#### THE TASK:
Copy each line exactly. Drop every picture.

#### MATERIAL PROVIDED:
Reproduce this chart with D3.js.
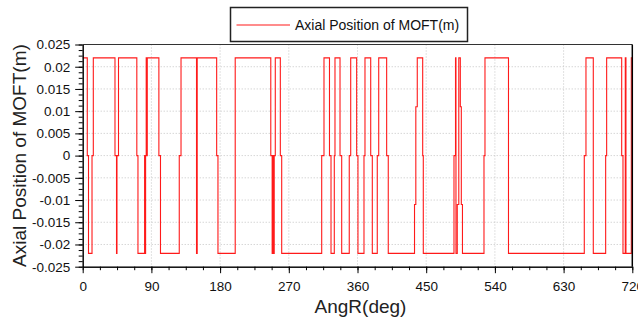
<!DOCTYPE html>
<html>
<head>
<meta charset="utf-8">
<script src="https://cdn.jsdelivr.net/npm/d3@7"></script>
<style>
  body { margin: 0; background: #fff; }
  svg { display: block; font-family: "Liberation Sans", Arial, sans-serif; }
  .grid line { stroke: #c4c4c4; stroke-dasharray: 1,2; }
  .axis path, .axis line { stroke: #000; }
  .axis text { fill: #111; font-size: 13.5px; }
</style>
</head>
<body>
<div id="chart"></div>
<script>
// step signal: value holds from each angle until the next one
const angles = [
  0, 6.0, 7.6, 12.2, 13.9, 42.3, 44.3, 44.9, 46.9, 70.9, 72.4, 81.1, 81.9, 82.4,
  83.2, 84.0, 84.6, 99.8, 101.9, 126.5, 128.8, 149.1, 150.0, 175.5, 177.2, 199.8,
  246.4, 248.2, 249.0, 249.7, 250.9, 252.3, 258.9, 260.7, 313.1, 316.1, 323.3,
  325.3, 329.6, 330.5, 337.1, 339.3, 349.2, 351.1, 358.9, 360.6, 368.5, 369.8,
  377.3, 379.4, 385.9, 387.8, 398.2, 400.3, 434.7, 436.4, 438.3, 445.4, 446.2,
  486.4, 488.4, 489.0, 490.7, 492.7, 494.7, 496.0, 497.5, 525.7, 527.0, 557.8,
  657.1, 659.3, 668.9, 685.1, 686.4, 706.1, 707.8, 710.8, 711.7, 718.7, 720
];
const positions = [
  0.022, 0, -0.022, 0, 0.022, 0, -0.022, 0, 0.022, 0, -0.022, 0, -0.022, 0,
  0.022, 0, 0.022, 0, -0.022, 0, 0.022, -0.022, 0.022, 0, -0.022, 0.022,
  0, -0.022, 0, -0.022, 0, 0.022, 0, -0.022, 0, 0.022, 0,
  -0.022, 0, 0.022, 0, -0.022, 0, 0.022, 0, -0.022, 0, 0.022,
  0, -0.022, 0, 0.022, 0, -0.022, -0.011, 0.011, 0.022, 0, -0.022,
  0, 0.022, -0.022, -0.011, 0.022, 0.011, -0.011, -0.022, 0, 0.022, -0.022,
  0, 0.022, -0.022, 0, 0.022, 0, -0.022, 0.022, -0.022, 0.022, 0.022
];

const xTicks = [0, 90, 180, 270, 360, 450, 540, 630, 720];
const yTicks = [-0.025, -0.02, -0.015, -0.01, -0.005, 0, 0.005, 0.01, 0.015, 0.02, 0.025];
const xTitle = "AngR(deg)";
const yTitle = "Axial Position of MOFT(m)";
const seriesName = "Axial Position of MOFT(m)";

const width = 638, height = 320;
const plot = { left: 82.7, right: 632.3, top: 44.5, bottom: 266.7 };

const svg = d3.select("#chart").append("svg")
  .attr("width", width)
  .attr("height", height);

const x = d3.scaleLinear().domain([0, 720]).range([plot.left, plot.right]);
const y = d3.scaleLinear().domain([-0.025, 0.025]).range([plot.bottom, plot.top]);

// dotted grid
const grid = svg.append("g").attr("class", "grid");
grid.selectAll(".gx")
  .data(xTicks.slice(1, -1))
  .join("line")
  .attr("x1", (d) => x(d)).attr("x2", (d) => x(d))
  .attr("y1", plot.top).attr("y2", plot.bottom);
grid.selectAll(".gy")
  .data(yTicks.slice(1, -1))
  .join("line")
  .attr("class", "gy")
  .attr("y1", (d) => y(d)).attr("y2", (d) => y(d))
  .attr("x1", plot.left).attr("x2", plot.right);

// series
const points = angles.map((a, i) => [a, positions[i]]);
const line = d3.line()
  .x((d) => x(d[0]))
  .y((d) => y(d[1]))
  .curve(d3.curveStepAfter);

svg.append("path")
  .datum(points)
  .attr("fill", "none")
  .attr("stroke", "#ff1a1a")
  .attr("stroke-width", 1.1)
  .attr("d", line);

// frame top / right
svg.append("line")
  .attr("x1", plot.left).attr("x2", plot.right)
  .attr("y1", plot.top).attr("y2", plot.top)
  .attr("stroke", "#333");
svg.append("line")
  .attr("x1", plot.right).attr("x2", plot.right)
  .attr("y1", plot.top).attr("y2", plot.bottom)
  .attr("stroke", "#000").attr("stroke-width", 1.5);

// minor ticks
const xMinor = d3.range(0, 720.1, 22.5);
const yMinor = d3.range(-0.025, 0.02501, 0.00125);
svg.append("g")
  .attr("class", "axis")
  .attr("transform", `translate(0,${plot.bottom})`)
  .call(d3.axisBottom(x).tickValues(xMinor).tickSize(3.5).tickSizeOuter(0).tickFormat(""));
svg.append("g")
  .attr("class", "axis")
  .attr("transform", `translate(${plot.left},0)`)
  .call(d3.axisLeft(y).tickValues(yMinor).tickSize(4).tickSizeOuter(0).tickFormat(""));

// major ticks + labels
svg.append("g")
  .attr("class", "axis")
  .attr("transform", `translate(0,${plot.bottom})`)
  .call(d3.axisBottom(x).tickValues(xTicks).tickSize(6.5).tickSizeOuter(0).tickPadding(8.5)
    .tickFormat((d) => String(d)));
svg.append("g")
  .attr("class", "axis")
  .attr("transform", `translate(${plot.left},0)`)
  .call(d3.axisLeft(y).tickValues(yTicks).tickSize(7.5).tickSizeOuter(0).tickPadding(5)
    .tickFormat((d) => String(d)));

// axis titles
svg.append("text")
  .attr("x", (plot.left + plot.right) / 2 + 3)
  .attr("y", 313)
  .attr("text-anchor", "middle")
  .attr("font-size", 19)
  .attr("fill", "#222")
  .text(xTitle);
svg.append("text")
  .attr("transform", `translate(26,${(plot.top + plot.bottom) / 2}) rotate(-90)`)
  .attr("text-anchor", "middle")
  .attr("font-size", 19)
  .attr("fill", "#222")
  .text(yTitle);

// legend
const legend = svg.append("g");
legend.append("rect")
  .attr("x", 230.5).attr("y", 7.5)
  .attr("width", 237).attr("height", 34)
  .attr("fill", "#fff")
  .attr("stroke", "#222")
  .attr("stroke-width", 1.5);
legend.append("line")
  .attr("x1", 236.5).attr("x2", 290)
  .attr("y1", 25).attr("y2", 25)
  .attr("stroke", "#ff1a1a").attr("stroke-width", 1.1);
legend.append("text")
  .attr("x", 295).attr("y", 30)
  .attr("font-size", 14)
  .attr("fill", "#111")
  .text(seriesName);
</script>
</body>
</html>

#### OUTPUT OF THE TASK:
Reproduce this chart with D3.js.
<!DOCTYPE html>
<html>
<head>
<meta charset="utf-8">
<script src="https://cdn.jsdelivr.net/npm/d3@7"></script>
<style>
  body { margin: 0; background: #fff; }
  svg { display: block; font-family: "Liberation Sans", Arial, sans-serif; }
  .grid line { stroke: #c4c4c4; stroke-dasharray: 1,2; }
  .axis path, .axis line { stroke: #000; }
  .axis text { fill: #111; font-size: 13.5px; }
</style>
</head>
<body>
<div id="chart"></div>
<script>
// step signal: value holds from each angle until the next one
const angles = [
  0, 6.0, 7.6, 12.2, 13.9, 42.3, 44.3, 44.9, 46.9, 70.9, 72.4, 81.1, 81.9, 82.4,
  83.2, 84.0, 84.6, 99.8, 101.9, 126.5, 128.8, 149.1, 150.0, 175.5, 177.2, 199.8,
  246.4, 248.2, 249.0, 249.7, 250.9, 252.3, 258.9, 260.7, 313.1, 316.1, 323.3,
  325.3, 329.6, 330.5, 337.1, 339.3, 349.2, 351.1, 358.9, 360.6, 368.5, 369.8,
  377.3, 379.4, 385.9, 387.8, 398.2, 400.3, 434.7, 436.4, 438.3, 445.4, 446.2,
  486.4, 488.4, 489.0, 490.7, 492.7, 494.7, 496.0, 497.5, 525.7, 527.0, 557.8,
  657.1, 659.3, 668.9, 685.1, 686.4, 706.1, 707.8, 710.8, 711.7, 718.7, 720
];
const positions = [
  0.022, 0, -0.022, 0, 0.022, 0, -0.022, 0, 0.022, 0, -0.022, 0, -0.022, 0,
  0.022, 0, 0.022, 0, -0.022, 0, 0.022, -0.022, 0.022, 0, -0.022, 0.022,
  0, -0.022, 0, -0.022, 0, 0.022, 0, -0.022, 0, 0.022, 0,
  -0.022, 0, 0.022, 0, -0.022, 0, 0.022, 0, -0.022, 0, 0.022,
  0, -0.022, 0, 0.022, 0, -0.022, -0.011, 0.011, 0.022, 0, -0.022,
  0, 0.022, -0.022, -0.011, 0.022, 0.011, -0.011, -0.022, 0, 0.022, -0.022,
  0, 0.022, -0.022, 0, 0.022, 0, -0.022, 0.022, -0.022, 0.022, 0.022
];

const xTicks = [0, 90, 180, 270, 360, 450, 540, 630, 720];
const yTicks = [-0.025, -0.02, -0.015, -0.01, -0.005, 0, 0.005, 0.01, 0.015, 0.02, 0.025];
const xTitle = "AngR(deg)";
const yTitle = "Axial Position of MOFT(m)";
const seriesName = "Axial Position of MOFT(m)";

const width = 638, height = 320;
const plot = { left: 82.7, right: 632.3, top: 44.5, bottom: 266.7 };

const svg = d3.select("#chart").append("svg")
  .attr("width", width)
  .attr("height", height);

const x = d3.scaleLinear().domain([0, 720]).range([plot.left, plot.right]);
const y = d3.scaleLinear().domain([-0.025, 0.025]).range([plot.bottom, plot.top]);

// dotted grid
const grid = svg.append("g").attr("class", "grid");
grid.selectAll(".gx")
  .data(xTicks.slice(1, -1))
  .join("line")
  .attr("x1", (d) => x(d)).attr("x2", (d) => x(d))
  .attr("y1", plot.top).attr("y2", plot.bottom);
grid.selectAll(".gy")
  .data(yTicks.slice(1, -1))
  .join("line")
  .attr("class", "gy")
  .attr("y1", (d) => y(d)).attr("y2", (d) => y(d))
  .attr("x1", plot.left).attr("x2", plot.right);

// series
const points = angles.map((a, i) => [a, positions[i]]);
const line = d3.line()
  .x((d) => x(d[0]))
  .y((d) => y(d[1]))
  .curve(d3.curveStepAfter);

svg.append("path")
  .datum(points)
  .attr("fill", "none")
  .attr("stroke", "#ff1a1a")
  .attr("stroke-width", 1.1)
  .attr("d", line);

// frame top / right
svg.append("line")
  .attr("x1", plot.left).attr("x2", plot.right)
  .attr("y1", plot.top).attr("y2", plot.top)
  .attr("stroke", "#333");
svg.append("line")
  .attr("x1", plot.right).attr("x2", plot.right)
  .attr("y1", plot.top).attr("y2", plot.bottom)
  .attr("stroke", "#000").attr("stroke-width", 1.5);

// minor ticks
const xMinor = d3.range(0, 720.1, 22.5);
const yMinor = d3.range(-0.025, 0.02501, 0.00125);
svg.append("g")
  .attr("class", "axis")
  .attr("transform", `translate(0,${plot.bottom})`)
  .call(d3.axisBottom(x).tickValues(xMinor).tickSize(3.5).tickSizeOuter(0).tickFormat(""));
svg.append("g")
  .attr("class", "axis")
  .attr("transform", `translate(${plot.left},0)`)
  .call(d3.axisLeft(y).tickValues(yMinor).tickSize(4).tickSizeOuter(0).tickFormat(""));

// major ticks + labels
svg.append("g")
  .attr("class", "axis")
  .attr("transform", `translate(0,${plot.bottom})`)
  .call(d3.axisBottom(x).tickValues(xTicks).tickSize(6.5).tickSizeOuter(0).tickPadding(8.5)
    .tickFormat((d) => String(d)));
svg.append("g")
  .attr("class", "axis")
  .attr("transform", `translate(${plot.left},0)`)
  .call(d3.axisLeft(y).tickValues(yTicks).tickSize(7.5).tickSizeOuter(0).tickPadding(5)
    .tickFormat((d) => String(d)));

// axis titles
svg.append("text")
  .attr("x", (plot.left + plot.right) / 2 + 3)
  .attr("y", 313)
  .attr("text-anchor", "middle")
  .attr("font-size", 19)
  .attr("fill", "#222")
  .text(xTitle);
svg.append("text")
  .attr("transform", `translate(26,${(plot.top + plot.bottom) / 2}) rotate(-90)`)
  .attr("text-anchor", "middle")
  .attr("font-size", 19)
  .attr("fill", "#222")
  .text(yTitle);

// legend
const legend = svg.append("g");
legend.append("rect")
  .attr("x", 230.5).attr("y", 7.5)
  .attr("width", 237).attr("height", 34)
  .attr("fill", "#fff")
  .attr("stroke", "#222")
  .attr("stroke-width", 1.5);
legend.append("line")
  .attr("x1", 236.5).attr("x2", 290)
  .attr("y1", 25).attr("y2", 25)
  .attr("stroke", "#ff1a1a").attr("stroke-width", 1.1);
legend.append("text")
  .attr("x", 295).attr("y", 30)
  .attr("font-size", 14)
  .attr("fill", "#111")
  .text(seriesName);
</script>
</body>
</html>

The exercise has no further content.